A slide from a briefing MDA officials gave in 2020 discussing the threat environment that GMD and other missile defenses are facing.

MDA itself seems fully cognizant of this reality. It has described NGI as just one component of a new future layered missile defense apparatus for the U.S. homeland that also incorporates an upgraded variant of the SM-3 Block IIA interceptor, one of the weapons at the core of the Aegis Ballistic Missile Defense (BMD) system deployed via U.S. Navy Arleigh Burke Class destroyers and ground-based Aegis Ashore sites, as well as an expanded capability variant or derivative of the U.S. Army's Terminal High Altitude Area Defense (THAAD) system, among others. There are also plans to add a vast array of other new missile defense capabilities in the coming years, including new concepts for engaging hostile missiles while they are vulnerable in the initial boost phase of their flight, hypersonic weapon interceptors, directed energy weapons, and a massive space-based sensor and data-sharing architecture to help spot and track threats and cue defense to try to shoot them down.
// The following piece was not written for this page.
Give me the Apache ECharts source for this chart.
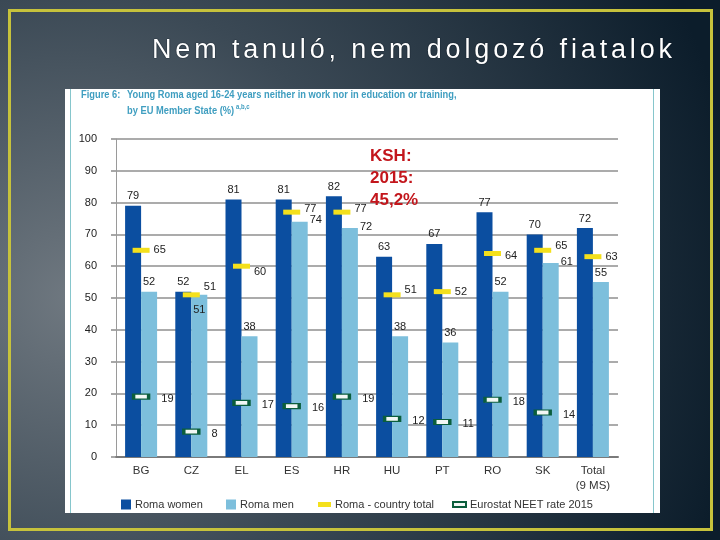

A vision for a "Missile Defense 2.0" architecture that MDA laid out in a briefing in 2020.

The plans to use an improved SM-3 Block IIA for homeland ballistic missile defense alongside NGI are particularly interesting given that the former interceptor is also designed for use against threats during the midcourse portion of their flight and has been demonstrated against an ICBM-like target. The Pentagon's 2021 Fiscal Year budget request showed a unit cost of just over $36 million for the SM-3 Block IIA, more than twice as expensive than the earlier, less capable SM-3 Block IB, but also around half as much, or less, of the expected price tag of a single NGI.

At the same time, GAO's latest review of missile defense programs has called into question just how effective SM-3 Block IIA might actually be against ICBMs. "According to MDA, during the November 2020 flight test named FTM-44, the SM-3 Block IIA struck a simple ICBM target," the report said. "This was not an operational test, however, and it was executed under highly favorable conditions." The area that can be covered by an SM-3 Block IIA is also significantly smaller than that of the GBI and, one would expect, than the future NGI.

For now, according to the newly disclosed estimates, the Pentagon is looking to commit nearly $18 billion to a successor to GBI. Still, regardless of any improvements that NGI will bring to the table, questions about the effectiveness of the system, especially a strike involving any substantial number of total missiles, are likely to persist.

Even with a new, layered missile defense architecture, a peer competitor, such as China, as well as smaller potential adversaries, would have every reason to do whatever they could to significantly expand the size of their ICBM arsenals to oversaturate the system.